[edit]
Adaptive Learning Rate for Follow-the-Regularized-Leader: Competitive Analysis and Best-of-Both-Worlds
Proceedings of Thirty Seventh Conference on Learning Theory, PMLR 247:2522-2563, 2024.
Abstract
Follow-The-Regularized-Leader (FTRL) is known as an effective and versatile approach in online learning, where appropriate choice of the learning rate is crucial for smaller regret. To this end, we formulate the problem of adjusting FTRL’s learning rate as a sequential decision-making problem and introduce the framework of competitive analysis. We establish a lower bound for the competitive ratio and propose update rules for the learning rate that achieves an upper bound within a constant factor of this lower bound. Specifically, we illustrate that the optimal competitive ratio is characterized by the (approximate) monotonicity of components of the penalty term, showing that a constant competitive ratio is achievable if the components of the penalty term form a monotone non-increasing sequence, and derive a tight competitive ratio when penalty terms are $\xi$-approximately monotone non-increasing.
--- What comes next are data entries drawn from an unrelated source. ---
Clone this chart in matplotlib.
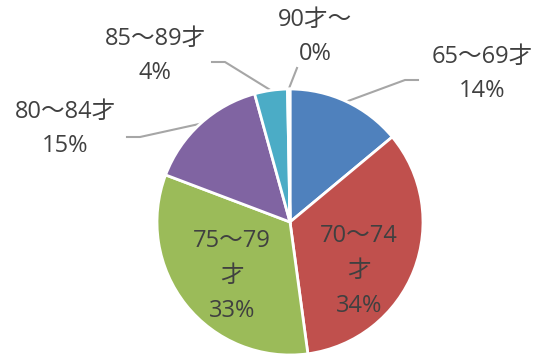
import numpy as np
import matplotlib.pyplot as plt

plt.rcParams['font.family'] = ['Open Sans', 'Noto Sans CJK JP', 'DejaVu Sans']

ages = ['65～69才', '70～74才', '75～79才', '80～84才', '85～89才', '90才～']
shares = [14, 34, 33, 15, 4, 0.3]
colors = ['#4F81BD', '#C0504D', '#9BBB59', '#8064A2', '#4BACC6', '#F79646']

W, H = 541, 356
fig = plt.figure(figsize=(W / 100, H / 100), dpi=100)
ax = fig.add_axes([0, 0, 1, 1])

cx, cy, r = 290, H - 222, 133
wedges, _ = ax.pie(shares, colors=colors, startangle=90, counterclock=False,
                   center=(cx, cy), radius=r, frame=True,
                   wedgeprops=dict(edgecolor='white', linewidth=2))
ax.set_xlim(0, W)
ax.set_ylim(0, H)
ax.set_aspect('equal')
ax.axis('off')

total = sum(shares)
pcts = [round(s / total * 100) for s in shares]
txt = dict(color='#404040', fontsize=17, ha='center', va='center')

# labels inside the two big slices, wrapped before 才
inside = {1: (359, 271), 2: (232, 276)}
for i, (x, y) in inside.items():
    ax.text(x, H - y, f'{ages[i][:-1]}\n{ages[i][-1]}\n{pcts[i]}%',
            linespacing=1.6, **txt)

# outside labels: text centre, then the leader line points after the slice edge
outside = {
    0: ((482, 74), [(405, 80), (418, 80)]),
    3: ((65, 129), [(140, 137), (127, 137)]),
    4: ((155, 56), [(225, 62), (212, 62)]),
    5: ((315, 37), [(297, 68)]),
}
for i, ((tx, ty), line) in outside.items():
    w = wedges[i]
    mid = np.deg2rad((w.theta1 + w.theta2) / 2)
    xs = [cx + r * np.cos(mid)] + [p[0] for p in line]
    ys = [cy + r * np.sin(mid)] + [H - p[1] for p in line]
    ax.plot(xs, ys, color='#A6A6A6', lw=1.5, zorder=0.5)
    ax.text(tx, H - ty, f'{ages[i]}\n{pcts[i]}%', linespacing=1.6, **txt)

fig.savefig('out.png', dpi=100)
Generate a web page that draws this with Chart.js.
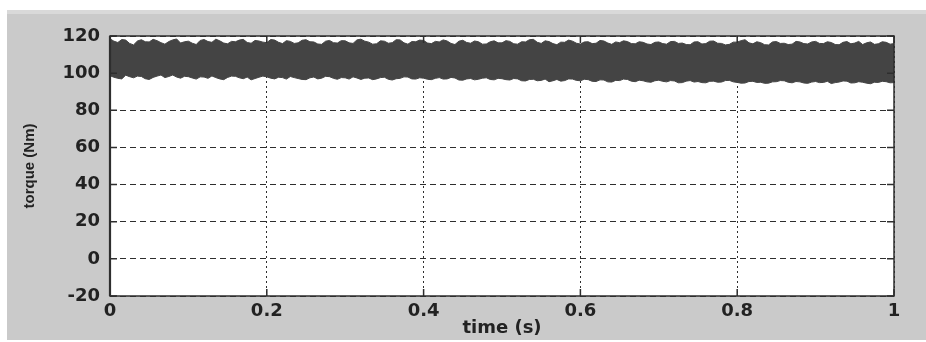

Our proposed update rule, referred to as \textit{stability-penalty matching}, also facilitates the construction of Best-Of-Both-Worlds (BOBW) algorithms for stochastic and adversarial environments. In these environments our results contribute to achieving tighter regret bound and broaden the applicability of algorithms for various settings such as multi-armed bandits, graph bandits, linear bandits, and contextual bandits.